In 2012 the State of Kansas drastically reduced taxes in an attempt to promote economic growth. This attempt at stimulating the economy via supply-side policies didn’t work. The State’s economy lagged behind the economies of other states, growth didn’t occur, and tax revenues dropped to the point that the Republican legislature actually reversed the policy and raised taxes.


There are few foreign examples of what my have been successful trickle-down policies, but those almost always occurred in countries with dismal economic conditions unlike anything comparable to the US. And those policies were much different than those passed by Congress.

Numerous academic studies  also conclude that trickle down policies rarely work. They conclude that those who benefit most from the policies (the wealthy) shelter the saved money in tax havens, the tax breaks are almost never offset by improved economies, and corporate tax cuts favor shareholders and CEOs rather than workers. The U.S. Treasury Department does conclude that a tax reduction almost always provides a temporary boost to the economy IF the economy is weak (and ours isn’t) but long term boosts are rare.

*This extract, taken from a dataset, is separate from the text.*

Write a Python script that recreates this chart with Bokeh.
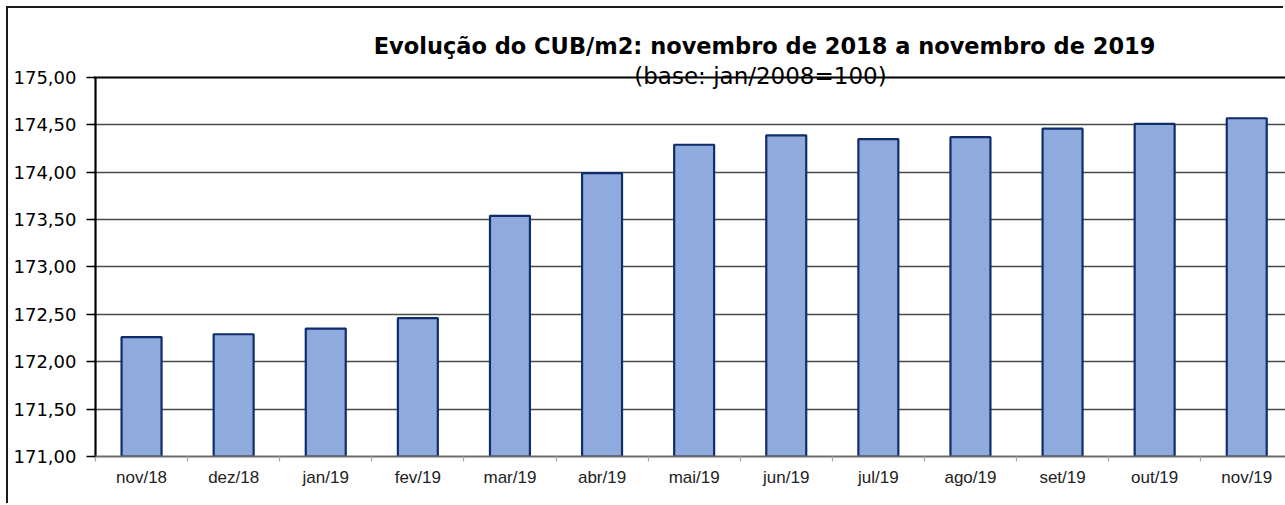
from bokeh.plotting import figure
from bokeh.models import Range1d, FixedTicker, Label, Span
from bokeh.embed import file_html
from bokeh.resources import INLINE

months = ["nov/18", "dez/18", "jan/19", "fev/19", "mar/19", "abr/19", "mai/19",
          "jun/19", "jul/19", "ago/19", "set/19", "out/19", "nov/19"]
cub_values = [172.26, 172.29, 172.35, 172.46, 173.54, 173.99, 174.29,
              174.39, 174.35, 174.37, 174.46, 174.51, 174.57]
y_ticks = [171.0, 171.5, 172.0, 172.5, 173.0, 173.5, 174.0, 174.5, 175.0]
y_tick_labels = ["171,00", "171,50", "172,00", "172,50", "173,00",
                 "173,50", "174,00", "174,50", "175,00"]
title_text = "Evolução do CUB/m2: novembro de 2018 a novembro de 2019"
subtitle_text = "(base: jan/2008=100)"

xs = list(range(len(months)))
y_min, y_max = y_ticks[0], y_ticks[-1]

p = figure(width=1277, height=497, output_backend="svg", toolbar_location=None,
           x_range=Range1d(-0.52172, 12.4207), y_range=Range1d(y_min, 175.728),
           min_border_left=85, min_border_right=0, min_border_top=0,
           min_border_bottom=49)
p.margin = (8, 0, 0, 8)
p.outline_line_color = None
p.background_fill_color = "white"
p.border_fill_color = "white"
p.styles = {"box-shadow": "-2px -2px 0px 0px #1a1a1a"}

# grid
p.xgrid.grid_line_color = None
p.ygrid.ticker = FixedTicker(ticks=y_ticks[1:-1])
p.ygrid.grid_line_color = "#4a4a4a"
p.ygrid.grid_line_width = 1.6

p.vbar(x=xs, top=cub_values, bottom=y_min, width=0.434,
       fill_color="#8FAADC", line_color="#0F2D6B", line_width=2.2)

# subtitle (drawn before the top border so the border line crosses it)
p.add_layout(Label(x=6.72, y=y_max, y_offset=1, text=subtitle_text,
                   text_font="DejaVu Sans", text_font_size="23px",
                   text_align="center", text_baseline="alphabetic",
                   text_color="black"))

# plot-area top border and left axis line
p.add_layout(Span(location=y_max, dimension="width", line_color="black", line_width=2.2))
p.segment(x0=[-0.5], y0=[y_min], x1=[-0.5], y1=[y_max], line_color="black", line_width=2.2)

# y axis
p.yaxis.ticker = FixedTicker(ticks=y_ticks)
p.yaxis.major_label_overrides = {t: l for t, l in zip(y_ticks, y_tick_labels)}
p.yaxis.axis_line_color = None
p.yaxis.major_tick_line_color = "black"
p.yaxis.major_tick_line_width = 1.3
p.yaxis.major_tick_out = 7
p.yaxis.major_tick_in = 2
p.yaxis.minor_tick_line_color = None
p.yaxis.major_label_standoff = 10
p.yaxis.major_label_text_font = "DejaVu Sans"
p.yaxis.major_label_text_font_size = "18px"
p.yaxis.major_label_text_color = "black"

# x axis: labels at centers, small ticks at category boundaries
p.xaxis.ticker = FixedTicker(ticks=xs, minor_ticks=[i + 0.5 for i in range(-1, len(months))])
p.xaxis.major_label_overrides = {i: m for i, m in zip(xs, months)}
p.xaxis.axis_line_color = "#6e6e6e"
p.xaxis.axis_line_width = 2.2
p.xaxis.major_tick_line_color = None
p.xaxis.major_tick_out = 0
p.xaxis.major_tick_in = 0
p.xaxis.minor_tick_line_color = "#a6a6a6"
p.xaxis.minor_tick_line_width = 1.2
p.xaxis.minor_tick_out = 5
p.xaxis.minor_tick_in = 0
p.xaxis.major_label_standoff = 6
p.xaxis.major_label_text_font = "Liberation Sans"
p.xaxis.major_label_text_font_size = "17px"
p.xaxis.major_label_text_color = "#222222"

p.add_layout(Label(x=6.764, y=y_max, y_offset=31, text=title_text,
                   text_font="DejaVu Sans", text_font_style="bold",
                   text_font_size="22.5px", text_align="center",
                   text_baseline="alphabetic", text_color="black"))

open("out.html", "w").write(file_html(p, INLINE))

Finally,  trickle down policies lead to increased  income inequality, and increased inequality has a number of consequences other than, you know, inequality! Most important is the fact that if wealth becomes increasingly concentrated in the hands of a few (the 1%) the economy will stagnate because those of us in the working and middle classes have less to spend on stuff we need and want, and spending is what stimulates the economy.

OK. That’s enough. I’ve gone WAY above the level of my college ECON courses.

The bottom line is that the economic theory used to justify the tax reduction law is flawed. In all likelihood the economy will get a short term boost that will not be sustained, over the next ten years the rich will become richer, and the gap between America’s rich and poor will grow. None of these outcomes are good for America.

Again, I obviously hope I’m wrong. To hope otherwise would be unpatriotic.